» EXERCISE DESCRIPTION: Take each line containing "Write" and report it exactly as written.

» DATASET EXCERPTS:
++++++

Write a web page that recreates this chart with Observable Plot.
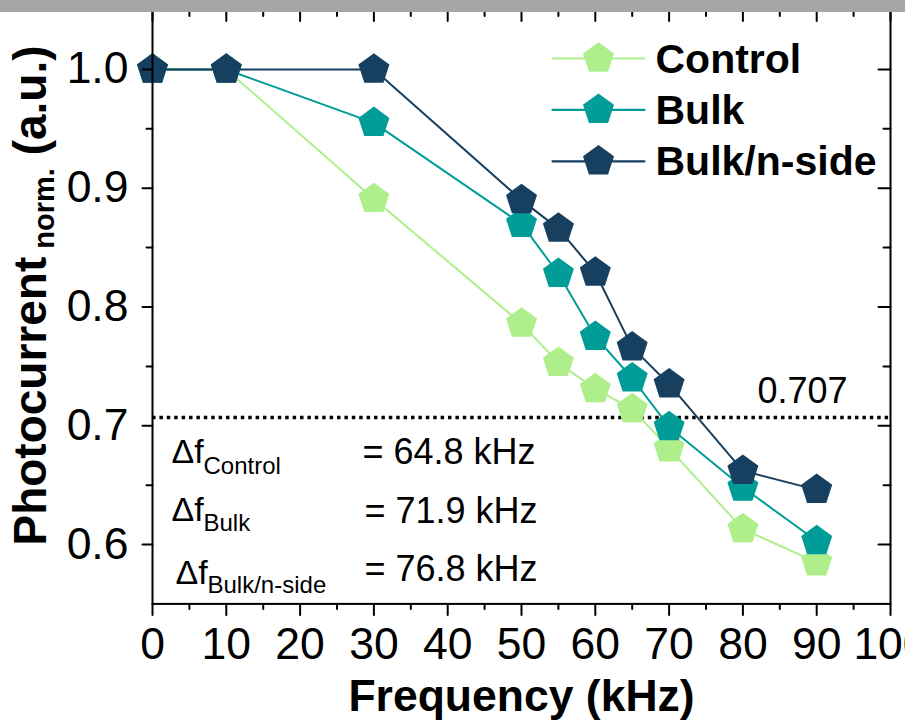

++++++

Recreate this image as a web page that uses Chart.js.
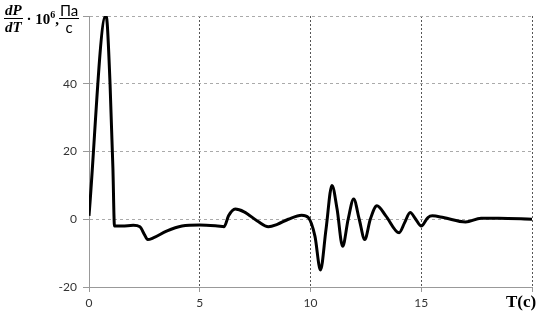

++++++

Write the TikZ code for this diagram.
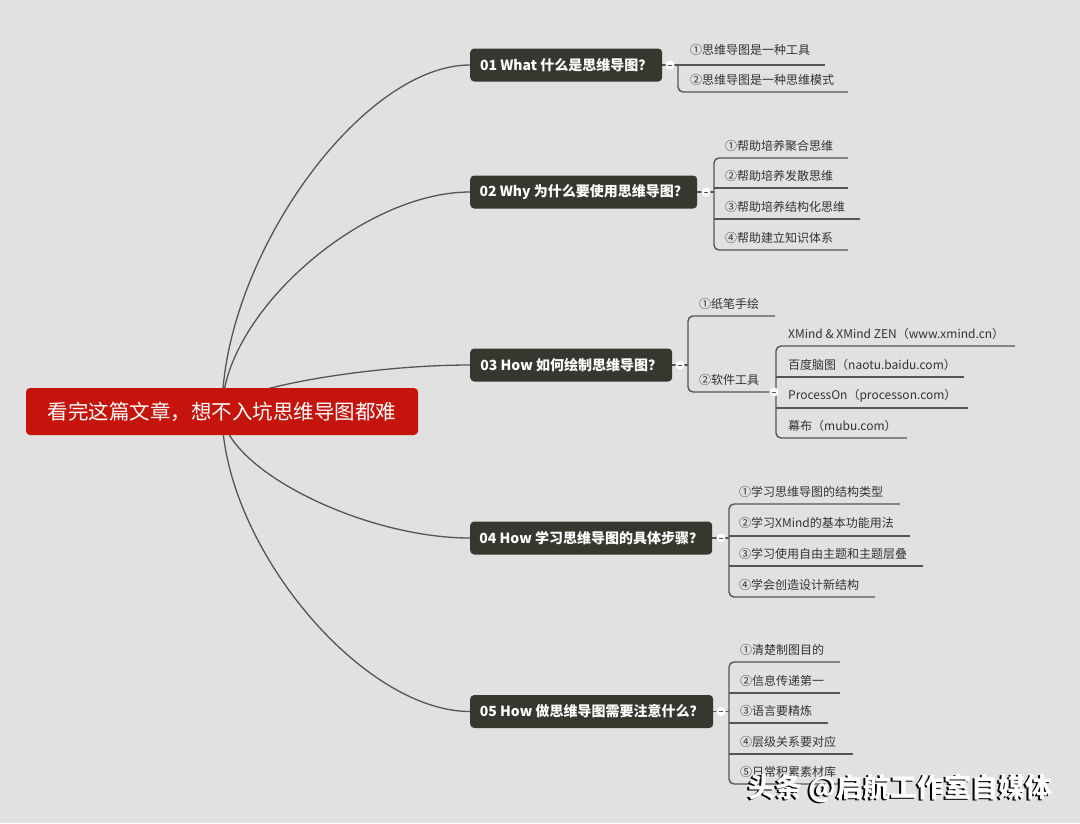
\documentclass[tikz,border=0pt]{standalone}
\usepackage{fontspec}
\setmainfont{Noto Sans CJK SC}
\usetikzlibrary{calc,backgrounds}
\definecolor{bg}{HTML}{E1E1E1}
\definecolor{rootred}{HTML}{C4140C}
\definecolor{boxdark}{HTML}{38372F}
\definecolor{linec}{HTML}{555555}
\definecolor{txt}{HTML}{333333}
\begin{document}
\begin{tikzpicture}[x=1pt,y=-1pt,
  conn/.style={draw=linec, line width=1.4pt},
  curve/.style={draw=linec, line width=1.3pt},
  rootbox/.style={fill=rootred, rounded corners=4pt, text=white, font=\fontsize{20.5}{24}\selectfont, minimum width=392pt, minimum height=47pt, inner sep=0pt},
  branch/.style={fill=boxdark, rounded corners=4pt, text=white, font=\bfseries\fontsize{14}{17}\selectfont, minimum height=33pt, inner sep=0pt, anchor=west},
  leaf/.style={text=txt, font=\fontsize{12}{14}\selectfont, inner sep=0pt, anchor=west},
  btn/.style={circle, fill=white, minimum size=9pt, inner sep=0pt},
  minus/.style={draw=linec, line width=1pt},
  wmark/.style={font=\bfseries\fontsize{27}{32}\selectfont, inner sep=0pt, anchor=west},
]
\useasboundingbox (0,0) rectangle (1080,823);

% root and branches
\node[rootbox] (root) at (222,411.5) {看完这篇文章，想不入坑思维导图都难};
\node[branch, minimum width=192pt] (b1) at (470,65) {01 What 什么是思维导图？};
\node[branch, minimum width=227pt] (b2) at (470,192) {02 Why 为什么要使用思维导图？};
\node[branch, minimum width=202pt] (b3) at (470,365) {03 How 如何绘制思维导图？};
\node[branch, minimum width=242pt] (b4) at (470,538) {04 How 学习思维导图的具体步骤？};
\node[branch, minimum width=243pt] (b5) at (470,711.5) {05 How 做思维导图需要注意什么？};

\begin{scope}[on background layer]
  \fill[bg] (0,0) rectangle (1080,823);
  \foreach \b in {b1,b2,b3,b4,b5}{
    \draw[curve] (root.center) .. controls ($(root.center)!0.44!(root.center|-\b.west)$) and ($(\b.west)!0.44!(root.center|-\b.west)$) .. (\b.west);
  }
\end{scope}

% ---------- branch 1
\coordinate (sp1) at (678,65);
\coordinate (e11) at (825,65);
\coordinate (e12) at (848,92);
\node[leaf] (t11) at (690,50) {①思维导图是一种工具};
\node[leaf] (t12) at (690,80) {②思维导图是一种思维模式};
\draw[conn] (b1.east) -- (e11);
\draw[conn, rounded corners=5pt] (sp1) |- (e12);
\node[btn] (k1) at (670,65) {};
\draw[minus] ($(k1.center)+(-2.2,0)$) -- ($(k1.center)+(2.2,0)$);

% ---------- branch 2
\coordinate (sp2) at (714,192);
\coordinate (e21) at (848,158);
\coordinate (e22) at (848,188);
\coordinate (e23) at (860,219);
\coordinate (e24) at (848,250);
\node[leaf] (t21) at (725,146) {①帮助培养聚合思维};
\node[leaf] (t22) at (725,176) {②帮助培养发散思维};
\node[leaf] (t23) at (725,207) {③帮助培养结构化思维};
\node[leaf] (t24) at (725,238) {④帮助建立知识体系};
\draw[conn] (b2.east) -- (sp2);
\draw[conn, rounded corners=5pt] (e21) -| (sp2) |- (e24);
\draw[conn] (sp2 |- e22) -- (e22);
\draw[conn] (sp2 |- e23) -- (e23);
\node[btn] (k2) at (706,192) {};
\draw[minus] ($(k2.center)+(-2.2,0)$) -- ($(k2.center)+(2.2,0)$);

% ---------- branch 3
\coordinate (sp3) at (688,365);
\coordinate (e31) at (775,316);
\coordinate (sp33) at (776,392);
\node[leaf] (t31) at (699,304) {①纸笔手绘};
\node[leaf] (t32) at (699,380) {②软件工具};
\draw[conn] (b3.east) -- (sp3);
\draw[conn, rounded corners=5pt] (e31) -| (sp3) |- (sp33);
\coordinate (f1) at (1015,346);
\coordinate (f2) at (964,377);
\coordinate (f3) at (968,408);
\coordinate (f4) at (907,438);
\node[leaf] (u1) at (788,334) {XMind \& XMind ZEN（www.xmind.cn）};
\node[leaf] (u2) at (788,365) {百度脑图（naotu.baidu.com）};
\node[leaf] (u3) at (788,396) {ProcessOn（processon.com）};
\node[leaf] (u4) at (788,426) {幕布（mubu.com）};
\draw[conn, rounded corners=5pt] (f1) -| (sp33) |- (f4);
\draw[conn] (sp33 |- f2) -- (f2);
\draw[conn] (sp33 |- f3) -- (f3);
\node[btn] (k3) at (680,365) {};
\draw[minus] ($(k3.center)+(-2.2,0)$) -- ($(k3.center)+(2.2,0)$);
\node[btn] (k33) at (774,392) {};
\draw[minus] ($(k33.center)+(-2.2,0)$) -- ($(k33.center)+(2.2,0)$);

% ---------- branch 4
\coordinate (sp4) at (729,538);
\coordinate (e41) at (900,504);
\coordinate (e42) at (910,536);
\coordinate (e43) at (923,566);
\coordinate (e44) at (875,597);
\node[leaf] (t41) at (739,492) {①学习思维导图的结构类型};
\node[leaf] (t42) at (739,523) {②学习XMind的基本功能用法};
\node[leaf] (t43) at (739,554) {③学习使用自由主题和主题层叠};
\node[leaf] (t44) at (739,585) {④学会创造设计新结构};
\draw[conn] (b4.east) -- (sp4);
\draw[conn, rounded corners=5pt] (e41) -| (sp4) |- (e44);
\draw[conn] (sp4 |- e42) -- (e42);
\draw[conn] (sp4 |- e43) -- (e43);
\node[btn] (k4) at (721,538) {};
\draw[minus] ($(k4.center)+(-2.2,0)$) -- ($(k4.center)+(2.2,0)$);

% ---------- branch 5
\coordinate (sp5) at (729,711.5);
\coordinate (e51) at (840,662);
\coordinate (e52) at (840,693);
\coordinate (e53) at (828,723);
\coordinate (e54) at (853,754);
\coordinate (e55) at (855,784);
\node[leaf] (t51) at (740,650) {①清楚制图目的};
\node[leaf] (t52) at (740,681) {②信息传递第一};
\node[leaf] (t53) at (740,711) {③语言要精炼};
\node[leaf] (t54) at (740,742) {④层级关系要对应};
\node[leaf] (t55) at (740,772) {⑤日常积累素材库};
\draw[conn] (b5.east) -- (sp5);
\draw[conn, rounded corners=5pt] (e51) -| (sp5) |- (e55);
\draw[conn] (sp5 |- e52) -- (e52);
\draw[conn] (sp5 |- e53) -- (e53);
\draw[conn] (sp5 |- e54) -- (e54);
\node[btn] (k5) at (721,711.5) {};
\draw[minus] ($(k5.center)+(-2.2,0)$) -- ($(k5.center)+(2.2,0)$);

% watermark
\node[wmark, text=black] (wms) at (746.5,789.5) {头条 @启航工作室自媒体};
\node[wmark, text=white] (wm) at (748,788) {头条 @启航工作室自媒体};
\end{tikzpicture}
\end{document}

++++++

» RESULT BELOW:
Write a web page that recreates this chart with Observable Plot.
Write the TikZ code for this diagram.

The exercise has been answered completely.